Forms of phishing attacks

In this post, want to give a short overview of common social engineering attacks. We often hear about them or nor more or less about them. You probably heard of Phishing. Sure. But, did you know the phishing is a generic name several techniques of attacks. For example, e-mail attack that try to steal your credentials. In general, phishing is a subset of techniques classified under the same group of attacks called social engineering.

Credential harvest

An attacker sends to you a message (typically an e-mail) that contains some URL to the known site. For example, your bank, email provider site etc. When you click on the URL, you will be redirected to a website that is fake one. Typically, the destination page is themed to represent a well-known website in order to build trust to you. When you land to that site it will probably ask you to enter you username and password or even to reset your password.

Malware attachment

An attacker sends you a message with an attachment that contains a dangerous application.
When you open the attachment, some dangerous code (for example some script or even executable file) will run on your device.
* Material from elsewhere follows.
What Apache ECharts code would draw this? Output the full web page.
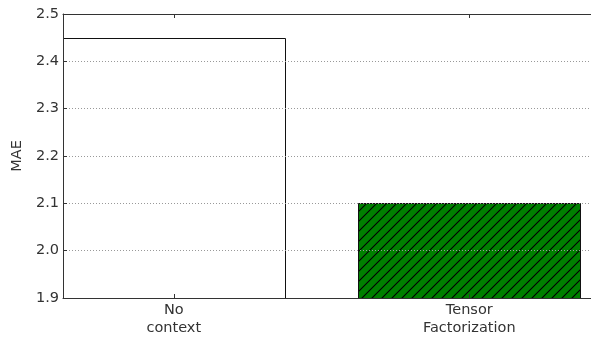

This software can typically do anything you can do on your device. It could delete your contacts, send them to somebody else, read your files etc. You are usually somehow protected against this, but this attack works almost always. There is always something not protected, by design or by mistake.

Link in attachment

This is an interesting attack, that is combined between first two. An attacker sends you the message that contains a URL, but this time not in the message. The URL is contained in this case in the attachment. When you open the attachment and click on the URL, it will take you to the fake site. After that, it happens the same as in a case of the Credentials Harvest attack.

Link to malware

An attacker sends you a message that contains an URL to an attachment, which is some file sharing site (for example, OneDrive, SharePoint Online, Dropbox etc.). When you click the URL, the attachment opens a dangerous file (some executable, script or macro) is started on your device.

Execution Drive-by-url

An attacker sends you a messages that contains a URL, which redirect you to the website that tries to run some dangerous in the background. This is also known as a watering hole attack.